Label Traxx president Rob Mayerson says this is changing. ‘Through talking to label converters, we’ve found the most common way customers submit jobs into a label plant today is by email with attached purchase orders from their system. Instead of relying on these segmented interactions, Automated Order Entry, a function of our Siteline Customer Portal, creates job tickets from customer POs automatically.’

For Label Traxx, the point of automation is to ‘improve workflow by cutting mundane tasks’, which also reduces the errors that manual processes are prone to. ‘We think developing our products to automate more mundane tasks will create more time for employees and production workers to focus on strategy, improve efficiency, and make more informed business decisions,’ said Mr Mayerson.

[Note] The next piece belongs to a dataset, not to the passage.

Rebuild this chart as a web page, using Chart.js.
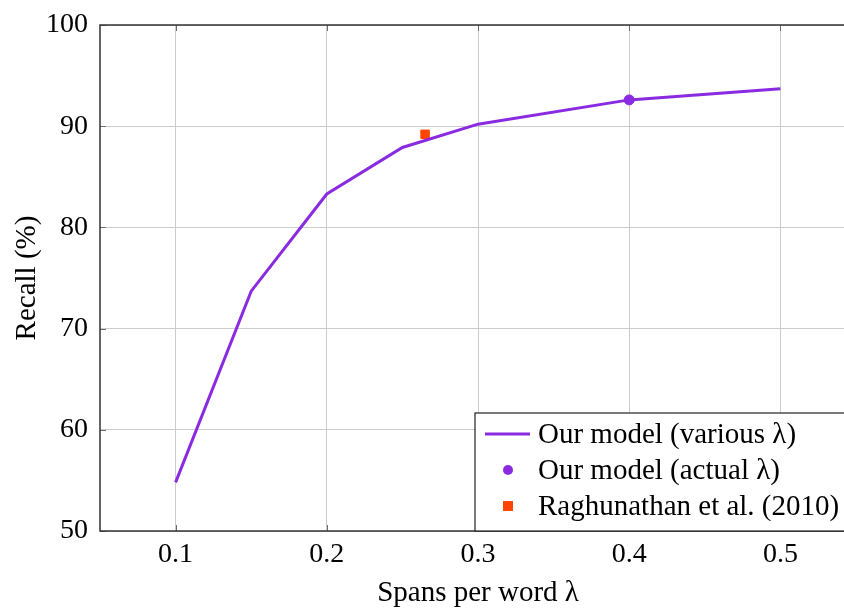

The company is integrating with different systems more and more every day, Mr Mayerson continues, and he points to the ‘obvious benefits’ that come from integrating prepress automation with Label Traxx’s proof approval processes, as well as integrating with print and finishing equipment.

‘The same set of integration tools and methodology are being used with our systems at an increasingly rapid pace. Examples could be administrative in nature – like Sales Tax, Accounts Payable or Accounts Receivable integrations. Tools for integrating with Business Intelligence have become increasingly popular as well.’

Smart automation

Acting as the ‘pivotal component of an integrated software ecosystem’, CERM says its label and packaging industry-specific MIS enables businesses to ‘streamline operations, reduce inefficiencies, and capitalise on the opportunities presented by digital transformation and industry consolidation’. The company says that partner integration is in its DNA, and indeed it has developed a formal program of these partnerships to enhance manufacturing automation, which includes leading flexo and digital press manufacturers and finishing equipment suppliers.

The interaction of these systems with a centralised MIS means that work can be automated in ‘smart ways’, the company adds – ways that ‘you might not have imagined when focussing on every single workflow element individually’.

Beyond this, CERM highlights a further benefit of this growing trend of centralised information flowing through the MIS/ERP, that can be shared with other systems: the area of regulatory compliance.

‘More and more printers and convertors are struggling with finding experienced people,’ says CERM. ‘Having to comply with new regulations (for example, e-invoicing, PPWR, energy efficiency, renewable sources, and food traceability) is a clear evolution that requires more digitisation, and an up-to-date ERP for the labels and packaging converting industry.’